Allelic polymorphism in the serotonin transporter gene in major depression patients
Escobar, Carlos H. | 2011-04-11
Introduction: Major depression (MD), like other mood disorders, is considered a worldwide endemic pathology, becoming one of the biggest public health problems. The hereditary factors of mood disorders have been studied for many years and different chromosomal regions and genes have been involved in this physiopathological process.
Objective: To establish the association between allelic variants of the serotonin transporter gene (5-HTTLPR and VNTR) and MD in a population with this diagnostic in the department of Caldas, Colombia.
Materials and methods: A case-control study was conducted with individuals older than 16 years of age born in the department of Caldas. The sample was composed of 59 patients with the MD with family antecedents of the pathology and 59 controls paired by precedence, age, and gender. For the cases and controls selection the Diagnostic Interview for Genetic Studies (DIGS) was used. Using the Hranilovic et al. protocol, the polymorphic regions in the promoter and third intron of
the Serotonin Transporter gene was amplified.
Results: It was not possible to find association between MD and the genetic or clinical variables. The absence of the short allele of the promoter could act as a protective factor (OR=0.70 CI 95%=0.313 to 1.604), for the development of the pathology in this population, and the presence of at least one copy of the 10 repetition alleles of the third intron could act as a risk factor (OR: 1.25), but the wide confidence interval (CI 95%=0.38 to 2.64) does not permit supporting these conclusions.
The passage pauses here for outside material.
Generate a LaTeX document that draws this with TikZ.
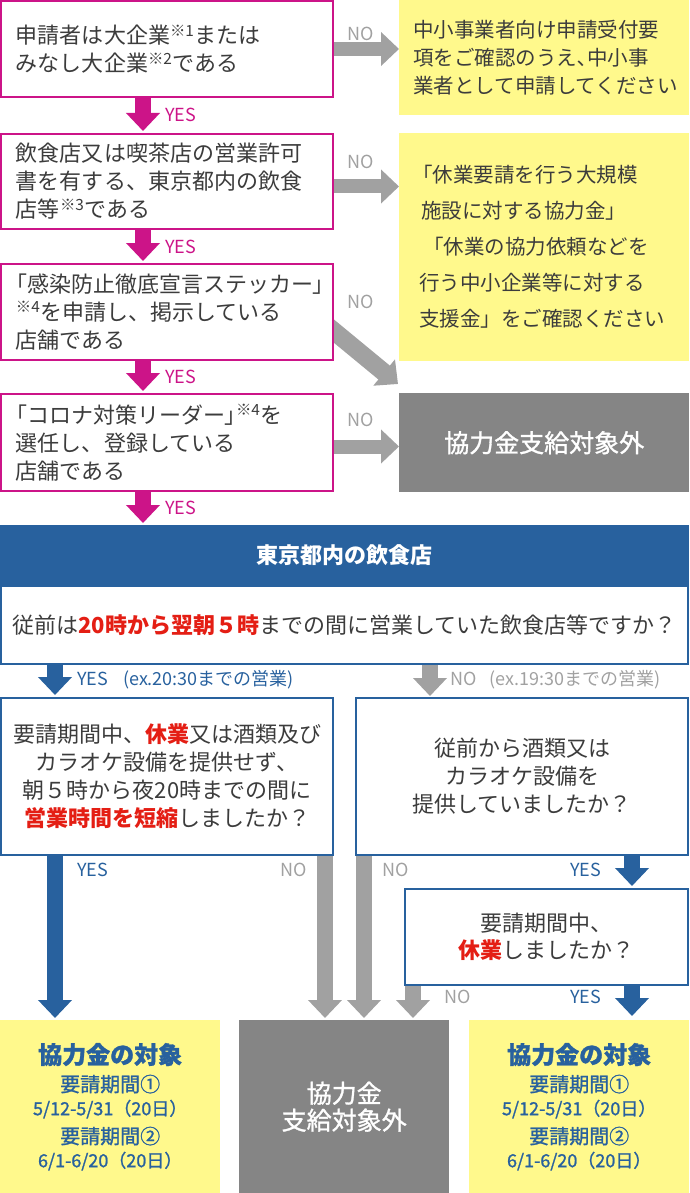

Discussion: The results obtained in this population do not yield conclusive information related with the etiopathogeny of MD, but do not contradict those obtained in other studies with bigger samples than ours. The broad confidence interval does not support conclusions about the role as a risk factor for the 10 repetition alleles of the intron or the absence of the S allele of the promoter as a protector factor. Further studies with larger population samples may help to clarify these facts.